Onlar medhedilmişti, zem edileni medhedecek olsalardı yine insanlar üzerine şâhid kılınmayacaklardı.

Şu halde Ashab-ı Kiram, Ebubekir'in (r.a.) hilafeti hakkettiğine şahitlik etmişlerse -ki etmişlerdir- onların sözlerinde doğru olduklarını tasdik etmek vaciptir. Yine onların tümü, birine sâlih birine âsi diyecek olsalar, bu şehâdetlerinin de kabul edilmesi vaciptir.

Allah (c.c.) şöyle buyurur:

“Her kim de, kendisine doğru yol apaçık belli olduktan sonra, Peygambere aykırı harekette bulunur ve müminlerin yolundan başkasına uyar giderse, onu, döndüğü sapıklıkta bırakırız. Ahirette de kendisini cehenneme koyarız ki, o, ne kötü bir dönüş yeridir.” (Nisa: 4/115)

Görülüyor ki, Allah (c.c.) , Peygambere aykırı hareket edenlere Cehennemi hazırladığı gibi, O'na uyan müminlerin yolundan başka bir yola sapanlara da aynı cezayı va'd etmiştir.

Ashâb-ı Kiram bir şeyin haram veya helalliği üzerinde ittifak etmelerine rağmen, herhangi birisi onlara muhalefet ederse, müminlerden başkasının yoluna gitmiş sayılır ki, bundan dolayı da zemmedilmesi gerekir.

Allah (c.c.) şöyle buyurur:

“Elbirlik Allah'ın dinine (şeriatına) sımsıkı sarılın. Birbirinizden ayrılıp dağılmayın.” (Âl-i İmran: 3/103.)

Ashabın ittifak halinde oldukları ayrıca görülmektedir. Çünkü, birlik içinde oldukları hal, ihtilaf telakki edilirse kimsenin arasında fark kalmaz.

Bir başka âyette Allah (c.c.) şöyle buyurur:

“Sizin veliniz ve yardımcınız ancak Allah'la onun Peygamberidir; bir de iman edenler ki, onlar Allah'ın emirlerine boyun eğerek namaza devam ederler. Ve zekat verirler.” (Maide: 5/55).

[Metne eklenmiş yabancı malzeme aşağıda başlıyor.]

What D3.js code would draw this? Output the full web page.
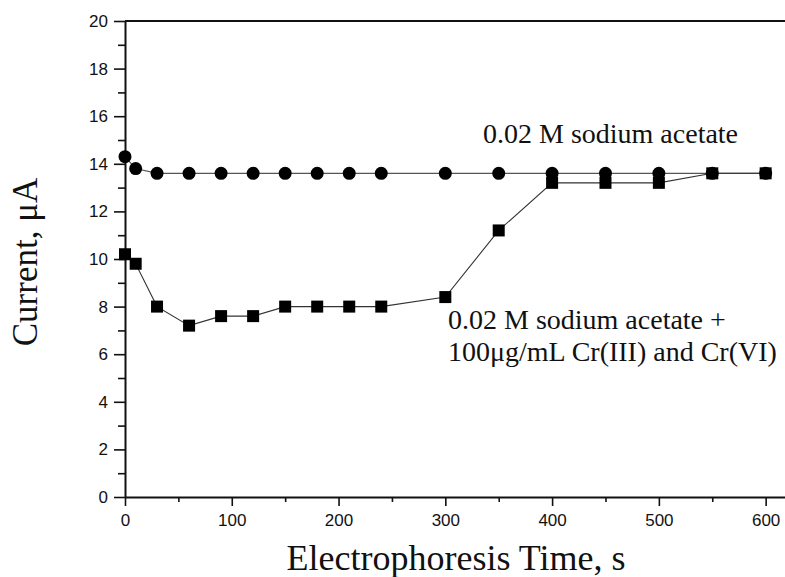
<!DOCTYPE html>
<html>
<head>
<meta charset="utf-8">
<script src="https://cdn.jsdelivr.net/npm/d3@7"></script>
<style>
  body { margin: 0; background: #fff; }
  svg { display: block; }
  .tick text { font-family: "Liberation Sans", Arial, sans-serif; font-size: 17px; fill: #111; }
  .serif { font-family: "Liberation Serif", "Times New Roman", serif; fill: #111; }
</style>
</head>
<body>
<svg width="785" height="577"></svg>
<script>
'use strict';

// time points (s)
const times = [0, 10, 30, 60, 90, 120, 150, 180, 210, 240, 300, 350, 400, 450, 500, 550, 600];
// 0.02 M sodium acetate
const acetate = [14.3, 13.8, 13.6, 13.6, 13.6, 13.6, 13.6, 13.6, 13.6, 13.6, 13.6, 13.6, 13.6, 13.6, 13.6, 13.6, 13.6];
// + 100 ug/mL Cr(III) and Cr(VI)
const withCr = [10.2, 9.8, 8.0, 7.2, 7.6, 7.6, 8.0, 8.0, 8.0, 8.0, 8.4, 11.2, 13.2, 13.2, 13.2, 13.6, 13.6];

const yTicks = [0, 2, 4, 6, 8, 10, 12, 14, 16, 18, 20];
const xTicks = [0, 100, 200, 300, 400, 500, 600];

const svg = d3.select("svg");
const plotL = 125, plotT = 21, plotB = 497, plotR = 787;

const x = d3.scaleLinear().domain([0, 620]).range([plotL, plotR]);
const y = d3.scaleLinear().domain([0, 20]).range([plotB, plotT]);

// minor ticks
svg.append("g")
  .attr("transform", `translate(${plotL},0)`)
  .call(d3.axisLeft(y).tickValues(d3.range(1, 20, 2)).tickSize(7).tickFormat(""))
  .call(g => g.select(".domain").remove())
  .selectAll("line").attr("stroke", "#111").attr("stroke-width", 1.6);

svg.append("g")
  .attr("transform", `translate(0,${plotB})`)
  .call(d3.axisBottom(x).tickValues(d3.range(50, 620, 100)).tickSize(5).tickFormat(""))
  .call(g => g.select(".domain").remove())
  .selectAll("line").attr("stroke", "#111").attr("stroke-width", 1.6);

// major axes
const yAxis = svg.append("g")
  .attr("transform", `translate(${plotL},0)`)
  .call(d3.axisLeft(y).tickValues(yTicks).tickSize(11).tickPadding(6).tickSizeOuter(0));
const xAxis = svg.append("g")
  .attr("transform", `translate(0,${plotB})`)
  .call(d3.axisBottom(x).tickValues(xTicks).tickSize(9).tickPadding(8).tickSizeOuter(0));

[yAxis, xAxis].forEach(a => {
  a.select(".domain").attr("stroke", "#111").attr("stroke-width", 2);
  a.selectAll(".tick line").attr("stroke", "#111").attr("stroke-width", 1.6);
});

// top frame line
svg.append("line")
  .attr("x1", plotL).attr("x2", plotR)
  .attr("y1", y(20)).attr("y2", y(20))
  .attr("stroke", "#111").attr("stroke-width", 2);

const line = d3.line().x(d => x(d[0])).y(d => y(d[1]));

const acetatePts = times.map((t, i) => [t, acetate[i]]);
const crPts = times.map((t, i) => [t, withCr[i]]);

svg.append("path").datum(acetatePts).attr("d", line)
  .attr("fill", "none").attr("stroke", "#555").attr("stroke-width", 1.2);
svg.append("path").datum(crPts).attr("d", line)
  .attr("fill", "none").attr("stroke", "#333").attr("stroke-width", 1.1);

svg.append("g").selectAll("circle").data(acetatePts).join("circle")
  .attr("cx", d => x(d[0])).attr("cy", d => y(d[1]))
  .attr("r", 6.5).attr("fill", "#000");

const s = 12;
svg.append("g").selectAll("rect").data(crPts).join("rect")
  .attr("x", d => x(d[0]) - s / 2).attr("y", d => y(d[1]) - s / 2)
  .attr("width", s).attr("height", s).attr("fill", "#000");

// annotations
svg.append("text").attr("class", "serif")
  .attr("x", 483).attr("y", 143).attr("font-size", 28)
  .text("0.02 M sodium acetate");

svg.append("text").attr("class", "serif")
  .attr("x", 448).attr("y", 329).attr("font-size", 28)
  .text("0.02 M sodium acetate +");
svg.append("text").attr("class", "serif")
  .attr("x", 448).attr("y", 361).attr("font-size", 28)
  .text("100\u03bcg/mL Cr(III) and Cr(VI)");

// axis titles
svg.append("text").attr("class", "serif")
  .attr("text-anchor", "middle").attr("font-size", 35)
  .attr("transform", "translate(37,262) rotate(-90)")
  .text("Current, \u03bcA");

svg.append("text").attr("class", "serif")
  .attr("text-anchor", "middle").attr("font-size", 36)
  .attr("x", 456).attr("y", 570)
  .text("Electrophoresis Time, s");
</script>
</body>
</html>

Bu Âyet-i Kerime ile de Allah (c.c), iman edenlerin veliliğini, Allah ve Resulünün veliliği gibi olduğunu beyan etmiştir. Allah (c.c.) da hiçbir zaman bu ümmeti bâtıl bir şey üzerinde birleştirmez. İman edenlerden bu yüce sıfata en yakın olan elbette ki Ashâb-Kirâm'dır.

Böylece Ashab'ın Ebubekir'in (r.a.) hilafeti hakkındaki kararlarının hak olduğu ispat edilmiş oldu. Resulullah (sallallahu aleyhi ve sellem) şöyle buyurur:

“Kimi iyilikle zikrederseniz Cennet ona vacib olmuş olur. Kimi kötülükle zikrederseniz ona da cehennem vacib olur. Siz ey Ashâb! Allah'ın yeryüzündeki şahitlerisiniz.” (Buhari Cenaiz: 86, Şehadet: 6, Tirmizi Cenaiz: 60).